— YOUR INSTRUCTIONS —
Leave out the pictures and set down exactly the lines from the start of the listing through the one with "(Vb) at (569,168)", both included.

## begin

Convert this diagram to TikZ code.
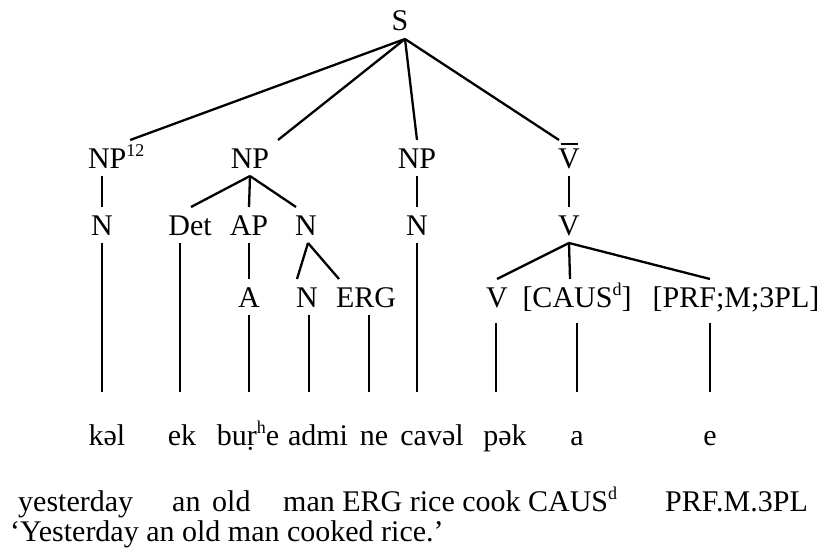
\documentclass[tikz,border=0pt]{standalone}
\usepackage{fontspec}
\setmainfont{Liberation Serif}
% small raised marks (indices, aspiration, diacritic letters)
\newcommand\sups[1]{\raisebox{12pt}{\fontsize{18}{20}\selectfont #1}}
% V with a heavy bar over it
\newcommand\barV{\makebox[0pt][l]{\hspace{2.5pt}\raisebox{23.5pt}{\rule{17pt}{2pt}}}V}
\begin{document}
\begin{tikzpicture}[x=1pt,y=-1pt,
  every node/.style={font=\fontsize{30}{36}\selectfont},
  cat/.style={anchor=base, inner sep=0pt, outer xsep=0pt, outer ysep=8pt,
              text height=20pt, text depth=0pt},
  deep/.style={cat, text depth=8pt},
  word/.style={anchor=base, inner sep=0pt, outer sep=0pt,
               text height=53pt, text depth=0pt},
  gloss/.style={anchor=base west, inner sep=0pt},
  branch/.style={line width=2.3pt}]
\useasboundingbox (0,0) rectangle (829,559);

% root and phrase level
\node[cat] (S) at (400,31) {S};
\node[cat, anchor=base west] (NPa) at (88,168) {NP\sups{12}};
\node[cat] (NPb) at (250,168) {NP};
\node[cat] (NPc) at (417,168) {NP};
\node[cat] (Vb) at (569,168) {\barV};

% word class level
\node[cat] (Na) at (102,235) {N};
\node[cat] (Det) at (190,235) {Det};
\node[cat] (AP) at (249,235) {AP};
\node[cat] (Nb) at (306,235) {N};
\node[cat] (Nc) at (417,235) {N};
\node[cat] (V) at (569,235) {V};

% morpheme level
\node[cat] (A) at (249,307) {A};
\node[cat] (Nd) at (307,307) {N};
\node[cat] (Erg) at (366,307) {ERG};
\node[deep] (Vv) at (497,307) {V};
\node[deep] (Caus) at (577,307) {[CAUS\sups{d}]};
\node[deep] (Prf) at (736,307) {[PRF;M;3PL]};

% surface forms
\node[word] (kel) at (107,445) {kəl};
\node[word] (ek) at (182,445) {ek};
\node[word] (bur) at (248,445) {buṛ\sups{h}e};
\node[word] (admi) at (318,445) {admi};
\node[word] (ne) at (374,445) {ne};
\node[word] (cavel) at (432,445) {cavəl};
\node[word] (pek) at (505,445) {pək};
\node[word] (a) at (577,445) {a};
\node[word] (e) at (710,445) {e};

% gloss line and free translation
\node[gloss] (g1) at (18,511) {yesterday};
\node[gloss] (g2) at (172,511) {an};
\node[gloss] (g3) at (212,511) {old};
\node[gloss] (g4) at (283,511) {man ERG rice cook CAUS\sups{d}};
\node[gloss] (g5) at (665,511) {PRF.M.3PL};
\node[gloss] (tr) at (10,541) {‘Yesterday an old man cooked rice.’};

% branches from S
\draw[branch] ([xshift=5pt]S.south) -- ([xshift=14pt]NPa.north);
\draw[branch] ([xshift=5pt]S.south) -- ([xshift=28pt]NPb.north);
\draw[branch] ([xshift=5pt]S.south) -- (NPc.north);
\draw[branch] ([xshift=5pt]S.south) -- ([xshift=-10pt]Vb.north);

% phrase to word class
\draw[branch] (Na.north |- NPa.south) -- (Na.north);
\draw[branch] (NPb.south) -- ([xshift=1pt]Det.north);
\draw[branch] (NPb.south) -- (AP.north);
\draw[branch] (NPb.south) -- ([xshift=-10pt]Nb.north);
\draw[branch] (NPc.south) -- (Nc.north);
\draw[branch] (Vb.south) -- (V.north);

% word class to morphemes
\draw[branch] (AP.south) -- (A.north);
\draw[branch] ([xshift=2pt]Nb.south) -- ([xshift=-10pt]Nd.north);
\draw[branch] ([xshift=2pt]Nb.south) -- ([xshift=-27pt]Erg.north);
\draw[branch] (V.south) -- (Vv.north);
\draw[branch] (V.south) -- ([xshift=-7pt]Caus.north);
\draw[branch] (V.south) -- ([xshift=-26pt]Prf.north);

% down to the surface forms
\draw[branch] (Na.south) -- (Na.south |- kel.north);
\draw[branch] ([xshift=-10pt]Det.south) -- ([xshift=-10pt]Det.south |- ek.north);
\draw[branch] (A.south) -- (A.south |- bur.north);
\draw[branch] ([xshift=2pt]Nd.south) -- ([xshift=2pt]Nd.south |- admi.north);
\draw[branch] ([xshift=3pt]Erg.south) -- ([xshift=3pt]Erg.south |- ne.north);
\draw[branch] (Nc.south) -- (Nc.south |- cavel.north);
\draw[branch] ([xshift=-1pt]Vv.south) -- ([xshift=-1pt]Vv.south |- pek.north);
\draw[branch] (Caus.south) -- (Caus.south |- a.north);
\draw[branch] ([xshift=-26pt]Prf.south) -- ([xshift=-26pt]Prf.south |- e.north);
\end{tikzpicture}
\end{document}
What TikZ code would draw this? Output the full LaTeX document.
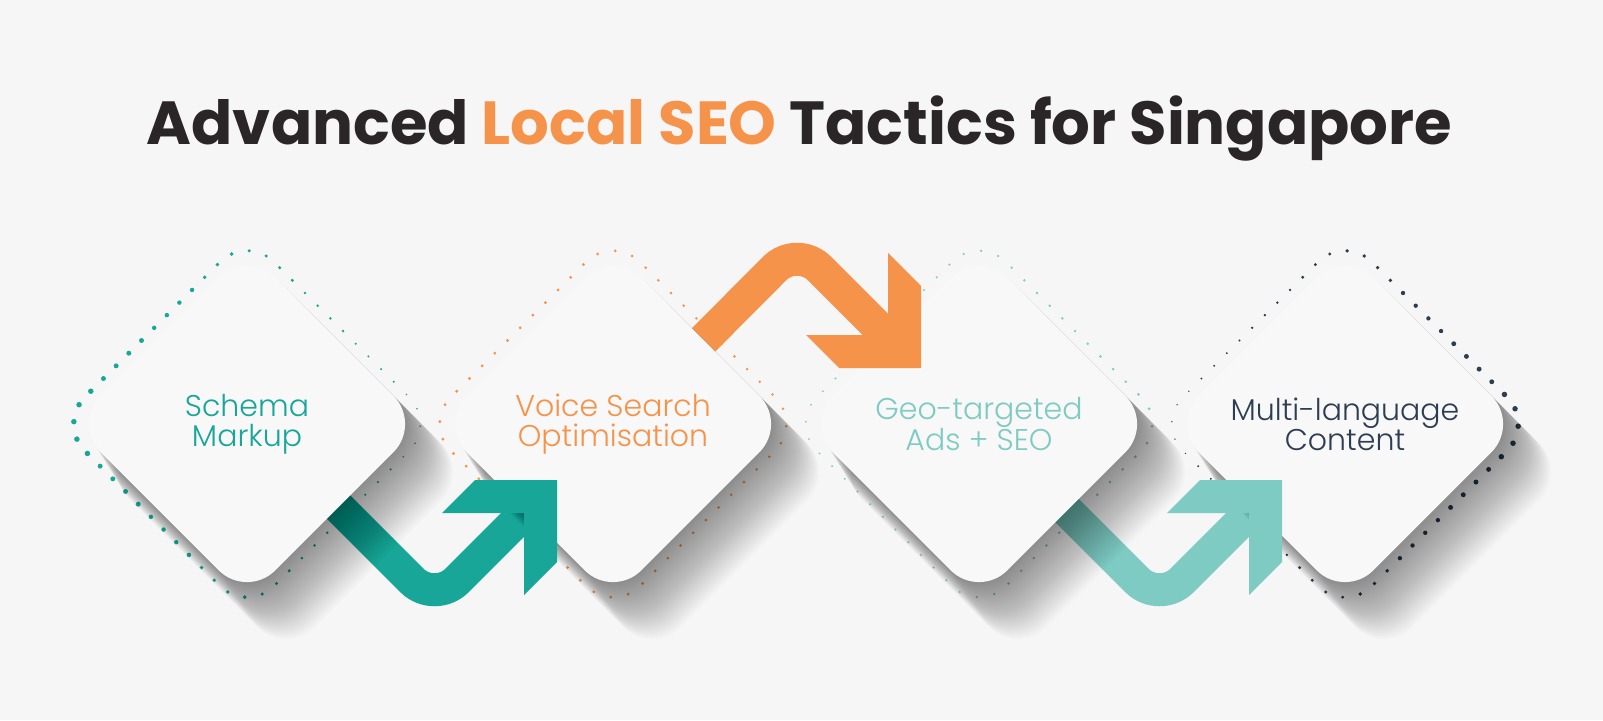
\documentclass[tikz,border=0pt]{standalone}
\usepackage{fontspec}
\newfontfamily\titlefont{Poppins}
\newfontfamily\cardfont{Poppins Light}

\definecolor{bgcol}{HTML}{F6F6F6}
\definecolor{cardcol}{HTML}{F8F8F8}
\definecolor{seoteal}{HTML}{17A697}
\definecolor{seoorange}{HTML}{F5934A}
\definecolor{seolight}{HTML}{7DCBC3}
\definecolor{seonavy}{HTML}{2D3D52}
\definecolor{titlecol}{HTML}{2A2628}

\tikzstyle{card}=[fill=cardcol, rounded corners=40pt, minimum size=247pt, inner sep=0pt, rotate=45]
\tikzstyle{castshadow}=[fill=black, opacity=0.016, rounded corners=40pt]
\tikzstyle{dotring}=[line cap=round, dash pattern=on 0pt off 17.93pt, rounded corners=38pt]
\tikzstyle{shaft}=[line width=33pt, rounded corners=32pt]
\tikzstyle{cardtext}=[align=center, font=\cardfont\fontsize{30}{30}\selectfont]

\tikzset{tiphead/.pic={\fill (0,0) -- (-82,0) -- (-115,33) -- (-33,33) -- (-33,115) -- (0,82) -- cycle;}}

% rounded diamond: centre x, centre y, half diagonal
\newcommand{\rdiamond}[3]{({#1},{#2}) ++({-(#3)/2},{-(#3)/2}) -- ++({(#3)/2},{-(#3)/2}) -- ++({#3},{#3}) -- ++({-(#3)},{#3}) -- ++({-(#3)},{-(#3)}) -- cycle}

% dotted ring, dot size going from left to right
\newcommand{\ringdots}[4]{%
  \foreach \s in {0,...,7}{
    \pgfmathsetmacro{\w}{#3+(#4-#3)*\s/7}
    \begin{scope}
      \clip ({#1-200+\s*50},200) rectangle ++(50,450);
      \draw[dotring, #2, line width=\w pt] \rdiamond{#1}{424}{189};
    \end{scope}
  }}

% soft shadow under a card
\newcommand{\cardshadow}[1]{%
  \foreach \k in {1,...,30}
    \fill[castshadow] \rdiamond{#1+\k*1.3}{424+\k*1.6}{174.6+\k*0.3};}

\begin{document}
\begin{tikzpicture}[x=1pt, y=-1pt]
  \useasboundingbox (0,0) rectangle (1603,720);
  \fill[bgcol] (0,0) rectangle (1603,720);

  \node[anchor=base] (title) at (799.5,144) {\resizebox{1305pt}{!}{\titlefont\bfseries\color{titlecol}Advanced \textcolor{seoorange}{Local SEO} Tactics for Singapore}};

  % dotted rings
  \ringdots{247}{seoteal}{5.5}{1.8}
  \ringdots{613}{seoorange}{3.2}{2.8}
  \ringdots{979}{seolight}{2}{3}
  \ringdots{1345}{seonavy}{1.5}{5.5}

  % arrow shafts
  \coordinate (s1) at (315.75,484.25);
  \coordinate (e1) at (528,509.5);
  \coordinate (s2) at (703.5,340);
  \coordinate (e2) at (893,342);
  \coordinate (s3) at (1040.75,484.25);
  \coordinate (e3) at (1253,509.5);
  \draw[shaft, seoteal] (s1) -- (434.5,603) -- (e1);
  \draw[shaft, seoorange] (s2) -- (797,246) -- (e2);
  \draw[shaft, seolight] (s3) -- (1159.5,603) -- (e3);

  % shadows and cards
  \cardshadow{247}
  \cardshadow{613}
  \cardshadow{979}
  \cardshadow{1345}
  \node[card] (schema) at (247,424) {};
  \node[card] (voice)  at (613,424) {};
  \node[card] (geo)    at (979,424) {};
  \node[card] (multi)  at (1345,424) {};

  % arrow heads
  \pic[seoteal] at (557,480) {tiphead};
  \pic[seoorange, rotate=-90] at (921,368) {tiphead};
  \pic[seolight] at (1282,480) {tiphead};

  \node[cardtext, text=seoteal]   (schematext) at (schema) {Schema\\Markup};
  \node[cardtext, text=seoorange] (voicetext)  at (voice)  {Voice Search\\Optimisation};
  \node[cardtext, text=seolight]  (geotext)    at (geo)    {Geo-targeted\\Ads + SEO};
  \node[cardtext, text=seonavy]   (multitext)  at (multi)  {Multi-language\\Content};
\end{tikzpicture}
\end{document}
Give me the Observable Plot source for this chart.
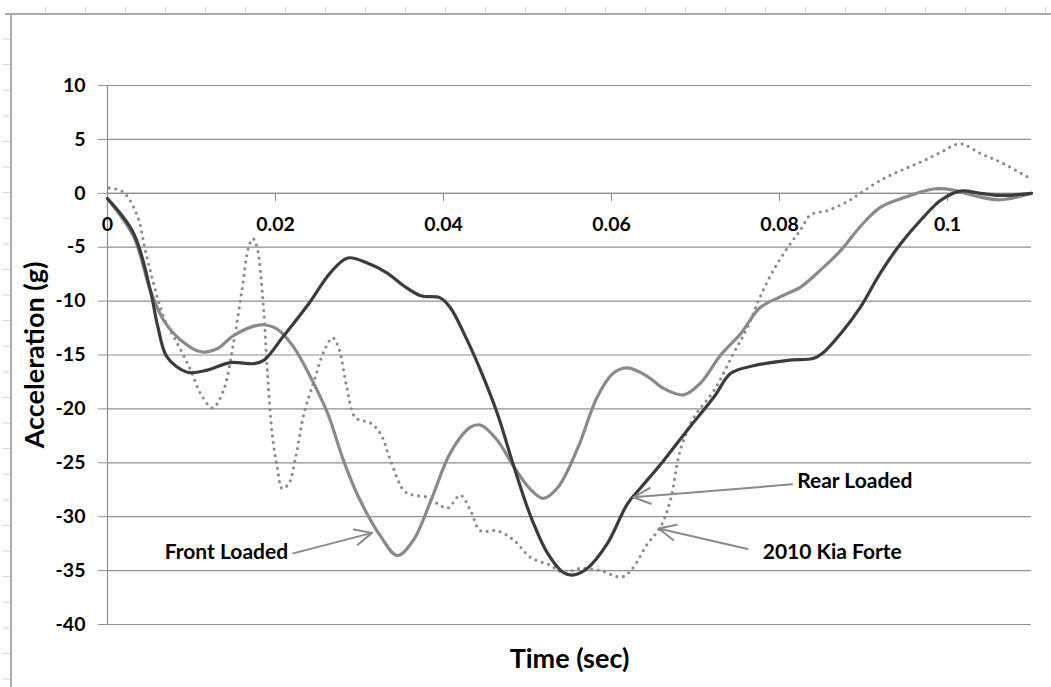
<!DOCTYPE html>
<html>
<head>
<meta charset="utf-8">
<script src="https://cdn.jsdelivr.net/npm/d3@7"></script>
<script src="https://cdn.jsdelivr.net/npm/@observablehq/plot@0.6"></script>
<style>
  html, body { margin: 0; padding: 0; background: white; }
  #wrap { position: relative; width: 1051px; height: 687px; overflow: hidden; }
  #wrap svg.ruler { position: absolute; left: 0; top: 0; pointer-events: none; }
</style>
</head>
<body>
<div id="wrap"></div>
<script>
// ---- data: [time (sec), acceleration (g)] ----
const rearLoaded = [
  [0,-0.5],[0.0031,-3.7],[0.0051,-9],[0.006,-12.4],[0.0071,-15.2],[0.0095,-16.6],[0.0119,-16.4],
  [0.0146,-15.7],[0.0174,-15.8],[0.0186,-15.5],[0.021,-13.2],[0.024,-10.2],[0.0265,-7.4],[0.0286,-6.0],
  [0.031,-6.5],[0.0333,-7.4],[0.0353,-8.6],[0.0373,-9.5],[0.0396,-9.7],[0.0408,-10.6],[0.0428,-13.6],
  [0.0444,-16.4],[0.0464,-20.4],[0.0484,-25.4],[0.0504,-30],[0.0524,-33.4],[0.0543,-35.2],[0.0555,-35.4],
  [0.0571,-34.8],[0.0595,-32.5],[0.0619,-28.8],[0.0635,-27.3],[0.0662,-24.8],[0.069,-22],[0.0722,-18.9],
  [0.0742,-16.7],[0.0769,-16.0],[0.081,-15.5],[0.0841,-15.3],[0.0852,-14.8],[0.0873,-13.0],[0.0896,-10.6],
  [0.092,-7.4],[0.0944,-4.7],[0.0968,-2.5],[0.0992,-0.65],[0.1015,0.2],[0.1039,0],[0.1063,-0.2],[0.11,0]
];
const frontLoaded = [
  [0,-0.5],[0.0031,-4],[0.0051,-9],[0.0067,-11.8],[0.0087,-13.6],[0.0111,-14.7],[0.0131,-14.4],
  [0.015,-13.2],[0.0182,-12.2],[0.0202,-12.6],[0.0221,-14.2],[0.0242,-17.1],[0.0262,-20.4],[0.0281,-24.8],
  [0.0299,-28.2],[0.0325,-31.8],[0.0345,-33.6],[0.0364,-32.2],[0.0385,-28.5],[0.0408,-24.1],[0.0432,-21.7],
  [0.0444,-21.5],[0.0464,-22.9],[0.0484,-25.4],[0.0504,-27.5],[0.0519,-28.3],[0.0536,-27.3],[0.056,-23.6],
  [0.0583,-18.9],[0.0602,-16.7],[0.0619,-16.2],[0.0643,-17],[0.0662,-18.1],[0.0686,-18.7],[0.0706,-17.6],
  [0.073,-15],[0.0754,-13],[0.0777,-10.6],[0.0801,-9.6],[0.0825,-8.7],[0.0849,-7.1],[0.0873,-5.3],
  [0.0896,-3.1],[0.092,-1.3],[0.0952,-0.3],[0.0983,0.4],[0.1007,0.3],[0.1031,-0.2],[0.1063,-0.6],[0.11,0]
];
const kiaForte = [
  [0.0002,0.5],[0.0019,0.1],[0.0036,-2.2],[0.0045,-5.3],[0.0055,-8.4],[0.0067,-11.5],[0.0083,-13.9],
  [0.0099,-16.4],[0.0111,-18.6],[0.0125,-19.9],[0.0138,-18.3],[0.015,-13.9],[0.016,-9],[0.0168,-5],
  [0.0173,-4.2],[0.0178,-5],[0.0185,-9.9],[0.019,-16.1],[0.0196,-22.3],[0.0202,-25.4],[0.0208,-27.4],
  [0.0216,-26.9],[0.0224,-24.5],[0.0234,-20.4],[0.0246,-17.4],[0.0258,-14.6],[0.0268,-13.4],[0.0275,-14.3],
  [0.0285,-18],[0.0295,-20.8],[0.0313,-21.3],[0.0325,-22.3],[0.0337,-24.8],[0.0353,-27.6],[0.0364,-28],
  [0.0381,-28.2],[0.0393,-28.8],[0.0405,-29.2],[0.042,-28],[0.0432,-29.4],[0.0444,-31.3],[0.0464,-31.3],
  [0.0484,-32.2],[0.0504,-33.8],[0.0527,-34.5],[0.0543,-35.2],[0.0563,-34.8],[0.0587,-35],[0.0611,-35.6],
  [0.0623,-35],[0.0643,-32.5],[0.0658,-31],[0.067,-28.5],[0.0682,-23.8],[0.0698,-20.8],[0.0722,-18.3],
  [0.0745,-14.9],[0.0762,-12.4],[0.0777,-9.6],[0.0793,-7.1],[0.081,-5],[0.0825,-3.4],[0.0837,-2],
  [0.0857,-1.6],[0.088,-0.8],[0.0896,0],[0.092,1.2],[0.0944,2.1],[0.0968,2.9],[0.0992,3.8],[0.1015,4.6],
  [0.1039,3.7],[0.1063,2.9],[0.11,1.3]
];
const xTicks = [0, 0.02, 0.04, 0.06, 0.08, 0.1];
const xTickLabels = ["0", "0.02", "0.04", "0.06", "0.08", "0.1"];
const yTicks = [-40, -35, -30, -25, -20, -15, -10, -5, 0, 5, 10];
const xDomain = [0, 0.11];
const yDomain = [-40, 10];
// annotations: label, text anchor point, arrow start, arrow end
const annotations = [
  {label: "Front Loaded", tx: 0.0215, ty: -33.3, anchor: "end",   x1: 0.0221, y1: -33.4, x2: 0.0315, y2: -31.5},
  {label: "Rear Loaded",  tx: 0.0821, ty: -26.7, anchor: "start", x1: 0.0815, y1: -27.0, x2: 0.0626, y2: -28.2},
  {label: "2010 Kia Forte", tx: 0.0780, ty: -33.3, anchor: "start", x1: 0.0762, y1: -33.0, x2: 0.0656, y2: -31.1}
];

const font = "Lato, 'Open Sans', sans-serif";
const stemShape = {draw(context, l) { context.moveTo(0, 0); context.lineTo(0, -l); }};
const annoText = (anchor) => Plot.text(annotations.filter(d => d.anchor === anchor),
  {x: "tx", y: "ty", text: "label", textAnchor: anchor, fontSize: 21, fontWeight: "bold", fill: "black"});

const chart = Plot.plot({
  width: 1051,
  height: 687,
  marginLeft: 107,
  marginRight: 20,
  marginTop: 85,
  marginBottom: 63,
  style: {fontFamily: font, background: "transparent", overflow: "visible"},
  x: {domain: xDomain, axis: null},
  y: {domain: yDomain},
  marks: [
    Plot.gridY(yTicks, {stroke: "#8f8f8f", strokeOpacity: 1, strokeWidth: 1.2}),
    Plot.axisY(yTicks, {tickSize: 9, tickPadding: 13, stroke: "#8f8f8f", fill: "black",
      fontSize: 19.5, fontWeight: "bold", label: null, tickFormat: d => String(d)}),
    Plot.ruleX([0], {stroke: "#8f8f8f", strokeWidth: 1.2}),
    Plot.ruleY([0], {stroke: "#8f8f8f", strokeWidth: 1.2}),
    Plot.vector(xTicks, {x: d => d, y: 0, length: 7, rotate: 180, anchor: "start",
      shape: stemShape, stroke: "#8f8f8f", strokeWidth: 1.2}),
    Plot.text(xTicks, {x: d => d, y: 0, text: (d, i) => xTickLabels[i], dy: 31,
      fontSize: 19.5, fontWeight: "bold", fill: "black"}),
    Plot.line(kiaForte, {x: d => d[0], y: d => d[1], curve: "catmull-rom", stroke: "#8c8c8c",
      strokeWidth: 3.2, strokeDasharray: "0 6.6", strokeLinecap: "round"}),
    Plot.line(frontLoaded, {x: d => d[0], y: d => d[1], curve: "catmull-rom", stroke: "#8a8a8a",
      strokeWidth: 3.2}),
    Plot.line(rearLoaded, {x: d => d[0], y: d => d[1], curve: "catmull-rom", stroke: "#3c3c3c",
      strokeWidth: 3.2}),
    Plot.arrow(annotations, {x1: "x1", y1: "y1", x2: "x2", y2: "y2", bend: 0, stroke: "#8a8a8a",
      strokeWidth: 2, headLength: 14, headAngle: 50}),
    annoText("end"),
    annoText("start"),
    Plot.text(["Acceleration (g)"], {frameAnchor: "left", dx: -72, rotate: -90, textAnchor: "middle",
      lineAnchor: "middle", fontSize: 27, fontWeight: "bold", fill: "black"}),
    Plot.text(["Time (sec)"], {frameAnchor: "bottom", dy: 35, lineAnchor: "middle", textAnchor: "middle",
      fontSize: 27, fontWeight: "bold", fill: "black"})
  ]
});
const wrap = document.getElementById("wrap");
wrap.appendChild(chart);

// spreadsheet ruler decoration (top and left edges)
const ruler = d3.select(wrap).append("svg").attr("class", "ruler")
  .attr("width", 1051).attr("height", 687);
ruler.append("line").attr("x1", 5).attr("x2", 1051).attr("y1", 14).attr("y2", 14)
  .attr("stroke", "#ababab").attr("stroke-width", 2);
ruler.append("line").attr("x1", 11).attr("x2", 11).attr("y1", 13).attr("y2", 687)
  .attr("stroke", "#ababab").attr("stroke-width", 2);
ruler.selectAll("line.tx").data(d3.range(45.7, 1051, 40)).join("line").attr("class", "tx")
  .attr("x1", d => d).attr("x2", d => d).attr("y1", 7).attr("y2", 13)
  .attr("stroke", "#d0d0d0");
ruler.selectAll("line.ty").data(d3.range(39, 687, 25.6)).join("line").attr("class", "ty")
  .attr("x1", 3).attr("x2", 10).attr("y1", d => d).attr("y2", d => d)
  .attr("stroke", "#d0d0d0");
</script>
</body>
</html>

## end

— WRITTEN RESPONSE —
Convert this diagram to TikZ code.
\documentclass[tikz,border=0pt]{standalone}
\usepackage{fontspec}
\setmainfont{Liberation Serif}
% small raised marks (indices, aspiration, diacritic letters)
\newcommand\sups[1]{\raisebox{12pt}{\fontsize{18}{20}\selectfont #1}}
% V with a heavy bar over it
\newcommand\barV{\makebox[0pt][l]{\hspace{2.5pt}\raisebox{23.5pt}{\rule{17pt}{2pt}}}V}
\begin{document}
\begin{tikzpicture}[x=1pt,y=-1pt,
  every node/.style={font=\fontsize{30}{36}\selectfont},
  cat/.style={anchor=base, inner sep=0pt, outer xsep=0pt, outer ysep=8pt,
              text height=20pt, text depth=0pt},
  deep/.style={cat, text depth=8pt},
  word/.style={anchor=base, inner sep=0pt, outer sep=0pt,
               text height=53pt, text depth=0pt},
  gloss/.style={anchor=base west, inner sep=0pt},
  branch/.style={line width=2.3pt}]
\useasboundingbox (0,0) rectangle (829,559);

% root and phrase level
\node[cat] (S) at (400,31) {S};
\node[cat, anchor=base west] (NPa) at (88,168) {NP\sups{12}};
\node[cat] (NPb) at (250,168) {NP};
\node[cat] (NPc) at (417,168) {NP};
\node[cat] (Vb) at (569,168) {\barV};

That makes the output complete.